> **The task**
Nothing outside the range is to be copied. From the entries below, reproduce exactly the lines starting at the one with "Clone this chart in matplotlib." and ending at the one with "MultipleLocator, FixedLocator, FormatStrFormatter", without pictures.

> **Provided records**

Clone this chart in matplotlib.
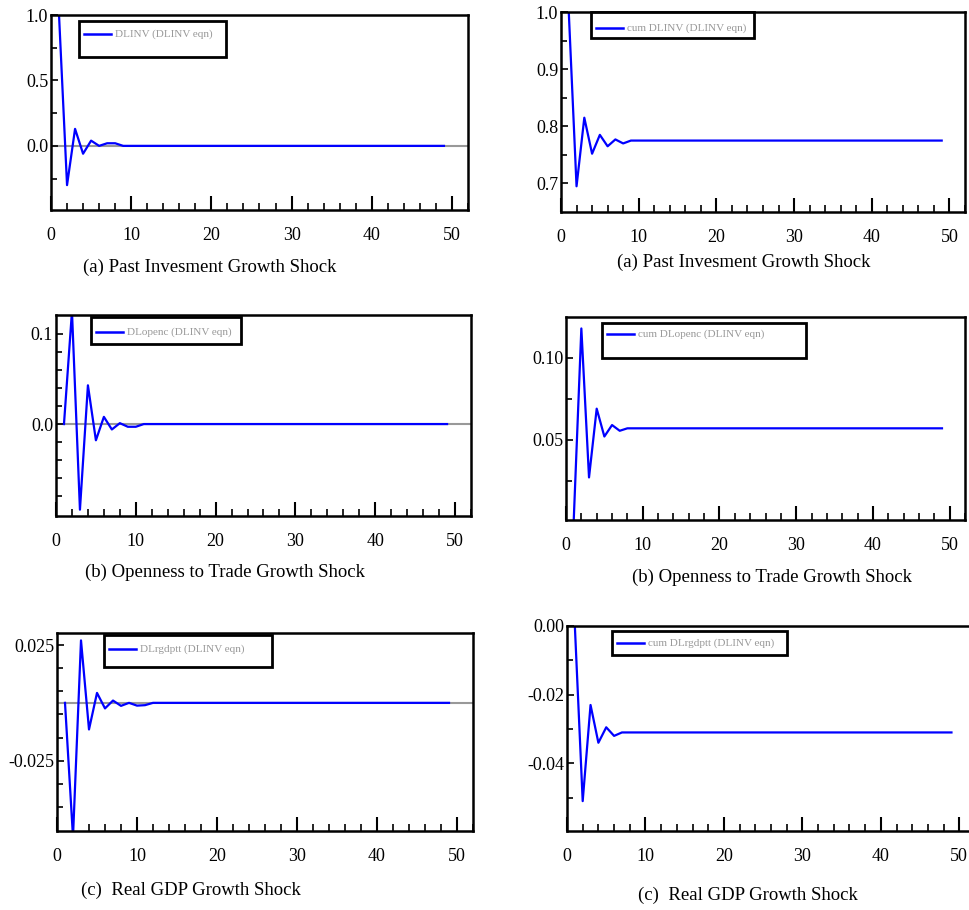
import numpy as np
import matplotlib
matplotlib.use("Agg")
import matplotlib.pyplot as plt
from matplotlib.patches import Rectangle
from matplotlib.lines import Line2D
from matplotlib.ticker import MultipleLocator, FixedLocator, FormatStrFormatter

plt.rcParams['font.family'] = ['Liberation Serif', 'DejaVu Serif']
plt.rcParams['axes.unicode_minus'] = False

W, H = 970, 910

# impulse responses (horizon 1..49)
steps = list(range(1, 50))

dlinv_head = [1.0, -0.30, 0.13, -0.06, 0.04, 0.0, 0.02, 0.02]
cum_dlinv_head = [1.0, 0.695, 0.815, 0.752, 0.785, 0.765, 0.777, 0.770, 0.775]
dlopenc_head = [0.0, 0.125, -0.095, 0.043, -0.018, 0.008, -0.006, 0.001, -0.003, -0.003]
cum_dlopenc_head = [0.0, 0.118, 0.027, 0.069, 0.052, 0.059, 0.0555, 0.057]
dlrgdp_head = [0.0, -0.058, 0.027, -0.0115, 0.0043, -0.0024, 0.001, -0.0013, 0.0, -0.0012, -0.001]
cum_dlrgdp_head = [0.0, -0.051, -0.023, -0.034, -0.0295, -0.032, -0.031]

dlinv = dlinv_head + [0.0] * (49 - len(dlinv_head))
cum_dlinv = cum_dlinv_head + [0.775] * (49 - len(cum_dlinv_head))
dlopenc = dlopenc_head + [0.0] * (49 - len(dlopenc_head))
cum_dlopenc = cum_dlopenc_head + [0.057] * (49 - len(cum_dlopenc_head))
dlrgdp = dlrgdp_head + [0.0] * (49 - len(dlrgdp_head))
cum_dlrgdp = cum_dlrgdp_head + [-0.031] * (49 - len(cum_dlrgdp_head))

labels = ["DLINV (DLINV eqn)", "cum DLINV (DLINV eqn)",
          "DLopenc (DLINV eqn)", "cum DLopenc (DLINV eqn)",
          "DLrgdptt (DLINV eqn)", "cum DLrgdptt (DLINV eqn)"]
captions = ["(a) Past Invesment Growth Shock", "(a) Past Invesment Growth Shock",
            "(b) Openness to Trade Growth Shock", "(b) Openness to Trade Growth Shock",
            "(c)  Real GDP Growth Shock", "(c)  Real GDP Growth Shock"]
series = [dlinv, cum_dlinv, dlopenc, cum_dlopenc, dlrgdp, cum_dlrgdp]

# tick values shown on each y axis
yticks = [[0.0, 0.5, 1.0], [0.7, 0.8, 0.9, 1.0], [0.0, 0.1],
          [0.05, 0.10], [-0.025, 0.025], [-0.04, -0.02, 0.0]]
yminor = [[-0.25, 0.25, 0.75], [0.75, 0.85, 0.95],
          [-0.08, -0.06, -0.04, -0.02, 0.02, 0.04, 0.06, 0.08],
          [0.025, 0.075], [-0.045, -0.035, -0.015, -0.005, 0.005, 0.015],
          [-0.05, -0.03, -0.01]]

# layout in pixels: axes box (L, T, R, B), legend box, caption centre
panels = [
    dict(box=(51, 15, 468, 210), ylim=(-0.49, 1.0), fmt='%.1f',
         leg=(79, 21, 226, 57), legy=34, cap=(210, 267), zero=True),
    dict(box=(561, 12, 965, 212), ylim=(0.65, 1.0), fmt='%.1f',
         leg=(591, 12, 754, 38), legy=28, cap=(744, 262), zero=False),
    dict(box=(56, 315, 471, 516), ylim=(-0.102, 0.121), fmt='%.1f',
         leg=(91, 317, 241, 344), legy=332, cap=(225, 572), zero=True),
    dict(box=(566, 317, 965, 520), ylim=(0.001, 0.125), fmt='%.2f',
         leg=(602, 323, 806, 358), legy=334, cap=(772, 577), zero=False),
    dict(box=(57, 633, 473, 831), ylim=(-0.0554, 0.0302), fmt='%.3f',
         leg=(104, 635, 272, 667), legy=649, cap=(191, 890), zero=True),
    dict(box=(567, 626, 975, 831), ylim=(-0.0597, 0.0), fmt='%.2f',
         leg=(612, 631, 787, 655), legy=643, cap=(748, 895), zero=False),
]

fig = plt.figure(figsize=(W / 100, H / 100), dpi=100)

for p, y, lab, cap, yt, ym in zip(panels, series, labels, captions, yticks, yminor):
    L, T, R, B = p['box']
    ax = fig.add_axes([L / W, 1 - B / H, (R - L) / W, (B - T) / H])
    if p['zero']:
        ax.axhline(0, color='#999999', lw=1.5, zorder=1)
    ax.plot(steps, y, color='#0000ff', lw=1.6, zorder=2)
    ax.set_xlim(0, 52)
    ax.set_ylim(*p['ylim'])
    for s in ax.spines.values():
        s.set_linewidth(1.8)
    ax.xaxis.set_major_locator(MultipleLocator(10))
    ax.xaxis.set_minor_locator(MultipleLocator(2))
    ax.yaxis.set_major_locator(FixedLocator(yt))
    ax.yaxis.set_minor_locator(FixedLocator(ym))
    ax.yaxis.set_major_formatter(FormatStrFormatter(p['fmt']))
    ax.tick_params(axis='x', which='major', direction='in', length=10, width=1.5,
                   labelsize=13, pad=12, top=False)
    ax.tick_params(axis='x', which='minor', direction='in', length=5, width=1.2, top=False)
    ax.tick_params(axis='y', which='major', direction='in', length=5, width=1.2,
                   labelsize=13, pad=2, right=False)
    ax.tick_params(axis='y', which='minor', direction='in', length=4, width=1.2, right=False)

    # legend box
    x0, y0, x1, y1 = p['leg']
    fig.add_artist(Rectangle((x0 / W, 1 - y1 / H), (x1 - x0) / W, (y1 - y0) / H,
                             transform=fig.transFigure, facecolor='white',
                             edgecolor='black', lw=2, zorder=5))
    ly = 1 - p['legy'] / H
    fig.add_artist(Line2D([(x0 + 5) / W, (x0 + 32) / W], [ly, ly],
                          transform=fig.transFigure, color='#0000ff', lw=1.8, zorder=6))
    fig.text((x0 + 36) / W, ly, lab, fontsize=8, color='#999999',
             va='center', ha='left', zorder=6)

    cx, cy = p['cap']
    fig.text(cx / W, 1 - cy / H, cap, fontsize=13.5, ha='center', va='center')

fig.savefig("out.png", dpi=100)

---

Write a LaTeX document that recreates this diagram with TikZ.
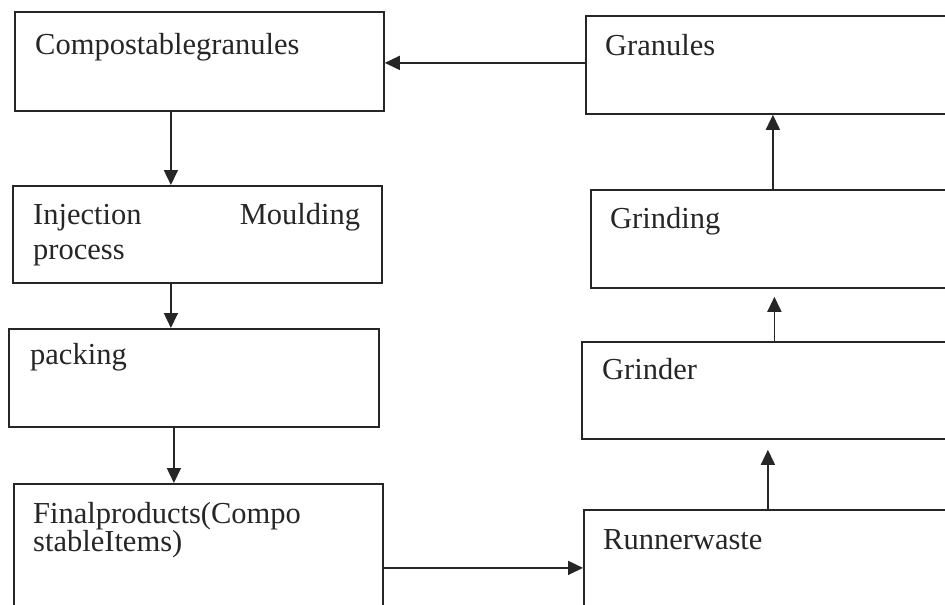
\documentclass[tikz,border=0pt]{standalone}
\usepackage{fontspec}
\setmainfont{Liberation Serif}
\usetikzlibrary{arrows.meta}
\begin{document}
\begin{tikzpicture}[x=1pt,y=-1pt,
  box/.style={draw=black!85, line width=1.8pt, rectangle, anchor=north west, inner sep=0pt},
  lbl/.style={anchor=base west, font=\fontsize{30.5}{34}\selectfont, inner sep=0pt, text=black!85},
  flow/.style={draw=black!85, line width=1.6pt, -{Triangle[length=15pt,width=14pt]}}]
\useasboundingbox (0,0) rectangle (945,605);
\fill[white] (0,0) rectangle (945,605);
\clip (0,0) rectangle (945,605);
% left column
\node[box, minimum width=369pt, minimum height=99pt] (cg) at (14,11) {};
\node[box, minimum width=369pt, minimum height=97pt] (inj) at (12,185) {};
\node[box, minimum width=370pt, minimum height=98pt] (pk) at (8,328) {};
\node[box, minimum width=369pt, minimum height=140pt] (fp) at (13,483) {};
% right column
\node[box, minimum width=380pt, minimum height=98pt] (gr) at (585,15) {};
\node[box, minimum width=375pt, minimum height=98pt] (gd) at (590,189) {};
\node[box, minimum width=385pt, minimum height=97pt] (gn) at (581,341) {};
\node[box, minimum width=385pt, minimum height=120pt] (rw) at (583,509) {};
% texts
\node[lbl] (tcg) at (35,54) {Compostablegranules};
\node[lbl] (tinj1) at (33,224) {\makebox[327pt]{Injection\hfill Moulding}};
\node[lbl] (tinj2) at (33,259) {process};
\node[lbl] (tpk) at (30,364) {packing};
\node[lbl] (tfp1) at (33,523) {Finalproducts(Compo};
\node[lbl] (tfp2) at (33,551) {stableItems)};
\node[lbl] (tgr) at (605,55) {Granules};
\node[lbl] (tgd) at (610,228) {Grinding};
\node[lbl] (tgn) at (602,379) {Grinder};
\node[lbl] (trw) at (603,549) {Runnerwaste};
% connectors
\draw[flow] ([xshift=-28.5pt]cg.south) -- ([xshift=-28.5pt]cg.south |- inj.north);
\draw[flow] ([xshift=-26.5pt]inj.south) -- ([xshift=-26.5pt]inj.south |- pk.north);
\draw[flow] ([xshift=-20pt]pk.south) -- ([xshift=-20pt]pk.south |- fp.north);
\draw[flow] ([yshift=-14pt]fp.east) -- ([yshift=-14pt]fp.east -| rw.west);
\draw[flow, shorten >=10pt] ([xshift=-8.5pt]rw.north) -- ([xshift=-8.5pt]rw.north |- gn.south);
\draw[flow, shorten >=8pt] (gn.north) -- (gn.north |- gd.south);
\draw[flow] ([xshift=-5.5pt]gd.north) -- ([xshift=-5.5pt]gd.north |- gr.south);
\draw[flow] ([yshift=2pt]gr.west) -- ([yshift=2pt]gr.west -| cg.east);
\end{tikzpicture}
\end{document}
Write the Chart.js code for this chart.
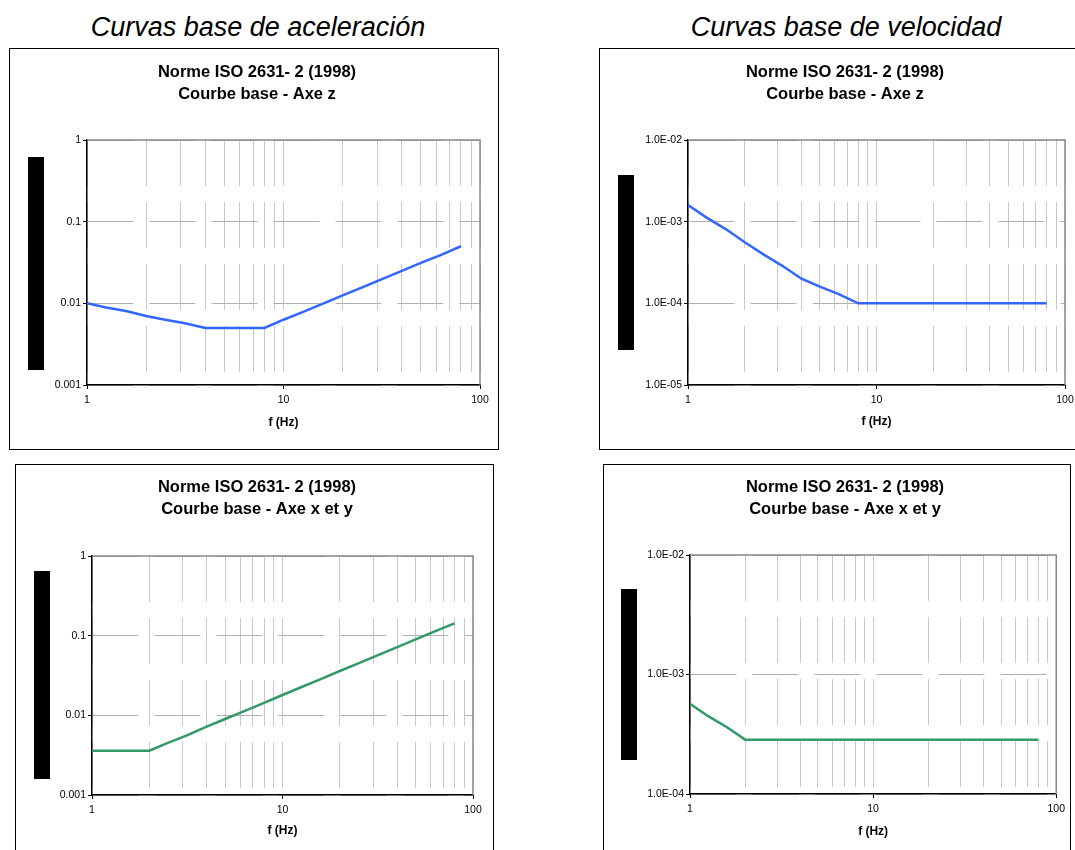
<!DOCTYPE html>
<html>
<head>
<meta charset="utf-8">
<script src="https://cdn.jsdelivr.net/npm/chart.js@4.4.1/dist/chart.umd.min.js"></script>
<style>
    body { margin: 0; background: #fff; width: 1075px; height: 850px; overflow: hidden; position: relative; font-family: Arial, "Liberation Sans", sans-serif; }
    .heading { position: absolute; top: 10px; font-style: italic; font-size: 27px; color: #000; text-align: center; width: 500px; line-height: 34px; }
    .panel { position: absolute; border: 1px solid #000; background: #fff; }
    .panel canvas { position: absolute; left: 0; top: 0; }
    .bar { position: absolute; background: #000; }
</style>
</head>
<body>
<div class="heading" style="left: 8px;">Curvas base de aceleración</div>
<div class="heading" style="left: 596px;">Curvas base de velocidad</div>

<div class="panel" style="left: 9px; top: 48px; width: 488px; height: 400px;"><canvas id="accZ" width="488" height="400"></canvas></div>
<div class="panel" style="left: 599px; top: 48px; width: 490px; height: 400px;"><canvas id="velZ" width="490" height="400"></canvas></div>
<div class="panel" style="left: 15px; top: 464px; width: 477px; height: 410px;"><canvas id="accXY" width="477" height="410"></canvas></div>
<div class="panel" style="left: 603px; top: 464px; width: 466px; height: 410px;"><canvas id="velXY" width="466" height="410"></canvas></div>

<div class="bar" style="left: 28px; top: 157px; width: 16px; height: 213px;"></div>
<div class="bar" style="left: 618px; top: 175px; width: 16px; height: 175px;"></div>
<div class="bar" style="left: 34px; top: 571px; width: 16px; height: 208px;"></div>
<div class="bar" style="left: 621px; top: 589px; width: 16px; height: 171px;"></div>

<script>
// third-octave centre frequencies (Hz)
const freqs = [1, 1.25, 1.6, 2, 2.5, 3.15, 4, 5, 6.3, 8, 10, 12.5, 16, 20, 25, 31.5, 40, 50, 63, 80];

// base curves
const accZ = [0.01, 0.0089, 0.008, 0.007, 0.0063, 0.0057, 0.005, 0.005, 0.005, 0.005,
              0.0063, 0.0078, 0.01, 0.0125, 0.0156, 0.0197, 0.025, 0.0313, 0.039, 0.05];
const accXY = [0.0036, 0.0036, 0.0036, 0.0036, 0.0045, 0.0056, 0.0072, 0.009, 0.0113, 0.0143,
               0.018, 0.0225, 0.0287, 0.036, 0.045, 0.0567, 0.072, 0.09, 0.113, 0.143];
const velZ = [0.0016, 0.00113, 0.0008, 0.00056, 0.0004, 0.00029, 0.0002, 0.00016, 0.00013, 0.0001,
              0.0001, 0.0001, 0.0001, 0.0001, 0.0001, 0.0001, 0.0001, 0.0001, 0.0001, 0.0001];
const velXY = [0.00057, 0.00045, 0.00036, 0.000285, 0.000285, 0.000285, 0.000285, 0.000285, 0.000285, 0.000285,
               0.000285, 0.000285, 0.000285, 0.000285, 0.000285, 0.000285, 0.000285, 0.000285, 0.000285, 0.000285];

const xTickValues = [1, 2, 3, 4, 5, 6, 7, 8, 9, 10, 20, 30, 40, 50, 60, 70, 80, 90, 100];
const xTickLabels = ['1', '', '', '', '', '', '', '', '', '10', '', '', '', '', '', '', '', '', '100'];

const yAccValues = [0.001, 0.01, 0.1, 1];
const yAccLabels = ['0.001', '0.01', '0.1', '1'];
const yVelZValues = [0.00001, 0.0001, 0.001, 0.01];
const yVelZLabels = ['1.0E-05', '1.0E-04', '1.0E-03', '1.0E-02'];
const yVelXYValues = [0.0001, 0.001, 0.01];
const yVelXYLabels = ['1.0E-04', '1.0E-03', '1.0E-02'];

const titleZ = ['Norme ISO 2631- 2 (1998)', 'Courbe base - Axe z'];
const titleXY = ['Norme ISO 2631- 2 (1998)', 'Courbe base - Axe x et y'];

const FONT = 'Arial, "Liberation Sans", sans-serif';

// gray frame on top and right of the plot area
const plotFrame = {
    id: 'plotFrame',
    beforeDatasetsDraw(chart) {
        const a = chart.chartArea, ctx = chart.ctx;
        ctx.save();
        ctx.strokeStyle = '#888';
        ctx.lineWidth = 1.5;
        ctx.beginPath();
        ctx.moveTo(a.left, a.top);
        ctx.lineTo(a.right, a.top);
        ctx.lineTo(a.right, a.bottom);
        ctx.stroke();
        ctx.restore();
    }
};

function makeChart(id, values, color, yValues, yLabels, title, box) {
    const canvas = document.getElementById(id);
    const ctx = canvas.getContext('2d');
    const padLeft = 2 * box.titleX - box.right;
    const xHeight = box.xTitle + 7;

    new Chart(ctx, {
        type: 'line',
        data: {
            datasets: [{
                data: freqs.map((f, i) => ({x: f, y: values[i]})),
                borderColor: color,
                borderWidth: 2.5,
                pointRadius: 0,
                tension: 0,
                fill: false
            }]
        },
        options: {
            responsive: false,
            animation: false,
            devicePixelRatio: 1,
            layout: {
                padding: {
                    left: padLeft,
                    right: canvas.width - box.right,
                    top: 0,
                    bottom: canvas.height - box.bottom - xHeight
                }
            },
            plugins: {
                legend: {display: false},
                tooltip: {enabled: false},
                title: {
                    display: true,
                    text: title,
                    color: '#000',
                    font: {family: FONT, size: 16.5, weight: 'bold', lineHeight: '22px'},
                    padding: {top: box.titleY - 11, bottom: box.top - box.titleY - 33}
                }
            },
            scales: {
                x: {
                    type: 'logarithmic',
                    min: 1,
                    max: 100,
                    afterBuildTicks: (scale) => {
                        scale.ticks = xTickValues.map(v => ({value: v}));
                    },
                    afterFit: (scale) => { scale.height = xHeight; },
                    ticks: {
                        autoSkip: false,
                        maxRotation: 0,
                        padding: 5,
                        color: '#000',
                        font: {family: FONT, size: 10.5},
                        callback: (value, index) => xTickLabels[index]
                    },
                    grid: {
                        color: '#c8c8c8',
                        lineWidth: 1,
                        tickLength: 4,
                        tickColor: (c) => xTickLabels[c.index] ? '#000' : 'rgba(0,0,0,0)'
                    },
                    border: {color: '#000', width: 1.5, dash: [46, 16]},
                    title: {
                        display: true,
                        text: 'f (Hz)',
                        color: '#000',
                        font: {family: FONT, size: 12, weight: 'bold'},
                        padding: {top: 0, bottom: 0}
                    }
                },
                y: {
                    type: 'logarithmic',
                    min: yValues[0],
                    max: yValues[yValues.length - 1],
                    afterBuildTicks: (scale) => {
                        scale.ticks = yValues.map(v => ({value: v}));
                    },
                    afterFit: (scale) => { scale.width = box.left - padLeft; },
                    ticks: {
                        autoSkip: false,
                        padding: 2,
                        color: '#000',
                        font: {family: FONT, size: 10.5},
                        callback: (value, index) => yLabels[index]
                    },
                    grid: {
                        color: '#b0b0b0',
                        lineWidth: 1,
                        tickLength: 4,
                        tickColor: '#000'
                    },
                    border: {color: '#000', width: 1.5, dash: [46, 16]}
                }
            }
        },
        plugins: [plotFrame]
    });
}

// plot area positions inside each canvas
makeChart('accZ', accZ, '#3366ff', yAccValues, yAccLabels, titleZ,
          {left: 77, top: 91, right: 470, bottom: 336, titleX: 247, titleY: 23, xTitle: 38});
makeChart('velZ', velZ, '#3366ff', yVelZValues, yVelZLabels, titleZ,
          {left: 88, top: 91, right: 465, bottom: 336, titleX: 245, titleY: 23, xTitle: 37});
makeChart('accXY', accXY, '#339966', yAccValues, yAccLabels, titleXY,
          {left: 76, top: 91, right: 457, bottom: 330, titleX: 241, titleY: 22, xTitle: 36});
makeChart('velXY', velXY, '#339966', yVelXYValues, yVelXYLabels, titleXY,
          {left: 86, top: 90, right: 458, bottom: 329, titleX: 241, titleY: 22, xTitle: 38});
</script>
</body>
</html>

--

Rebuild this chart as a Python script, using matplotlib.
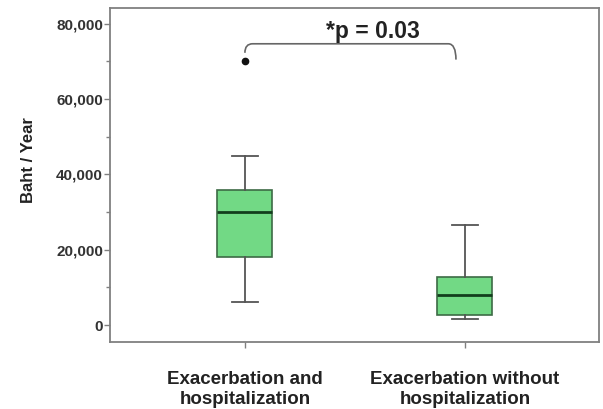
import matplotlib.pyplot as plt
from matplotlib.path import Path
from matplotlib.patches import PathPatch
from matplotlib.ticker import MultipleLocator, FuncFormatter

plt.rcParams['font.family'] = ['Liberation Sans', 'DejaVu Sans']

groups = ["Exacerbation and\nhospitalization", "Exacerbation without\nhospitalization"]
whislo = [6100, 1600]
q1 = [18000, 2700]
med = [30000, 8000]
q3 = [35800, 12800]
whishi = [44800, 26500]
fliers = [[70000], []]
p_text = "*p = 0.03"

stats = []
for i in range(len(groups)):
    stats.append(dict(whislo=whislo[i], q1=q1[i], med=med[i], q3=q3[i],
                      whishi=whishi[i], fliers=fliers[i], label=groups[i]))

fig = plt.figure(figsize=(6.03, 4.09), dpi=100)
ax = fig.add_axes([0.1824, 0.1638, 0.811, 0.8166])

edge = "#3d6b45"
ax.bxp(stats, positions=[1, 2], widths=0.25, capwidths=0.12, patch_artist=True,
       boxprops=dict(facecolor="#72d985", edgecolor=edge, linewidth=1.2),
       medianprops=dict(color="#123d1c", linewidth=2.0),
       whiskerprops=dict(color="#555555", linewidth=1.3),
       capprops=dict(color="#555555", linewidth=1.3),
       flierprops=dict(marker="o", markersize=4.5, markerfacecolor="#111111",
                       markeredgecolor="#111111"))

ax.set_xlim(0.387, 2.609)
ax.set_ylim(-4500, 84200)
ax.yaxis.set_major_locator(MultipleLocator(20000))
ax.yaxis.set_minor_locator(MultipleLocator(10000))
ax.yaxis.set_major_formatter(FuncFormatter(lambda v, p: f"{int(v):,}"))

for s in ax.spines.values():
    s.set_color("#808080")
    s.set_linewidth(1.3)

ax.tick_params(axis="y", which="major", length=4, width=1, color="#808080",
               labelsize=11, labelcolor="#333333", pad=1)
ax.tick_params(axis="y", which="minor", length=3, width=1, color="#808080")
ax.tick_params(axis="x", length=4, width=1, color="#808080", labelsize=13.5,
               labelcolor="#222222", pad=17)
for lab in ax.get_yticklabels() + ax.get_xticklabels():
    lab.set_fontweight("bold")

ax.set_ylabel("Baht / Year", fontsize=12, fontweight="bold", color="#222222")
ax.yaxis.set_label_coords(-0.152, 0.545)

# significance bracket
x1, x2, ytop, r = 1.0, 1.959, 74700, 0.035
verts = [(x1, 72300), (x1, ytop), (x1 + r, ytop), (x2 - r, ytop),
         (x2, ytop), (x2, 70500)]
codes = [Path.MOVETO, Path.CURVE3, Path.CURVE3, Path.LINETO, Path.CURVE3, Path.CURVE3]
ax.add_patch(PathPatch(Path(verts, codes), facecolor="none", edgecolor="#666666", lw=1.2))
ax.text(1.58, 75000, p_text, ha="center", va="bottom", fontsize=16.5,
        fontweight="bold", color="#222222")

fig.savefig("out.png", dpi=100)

> **Solution**
Clone this chart in matplotlib.
import numpy as np
import matplotlib
matplotlib.use("Agg")
import matplotlib.pyplot as plt
from matplotlib.patches import Rectangle
from matplotlib.lines import Line2D
from matplotlib.ticker import MultipleLocator, FixedLocator, FormatStrFormatter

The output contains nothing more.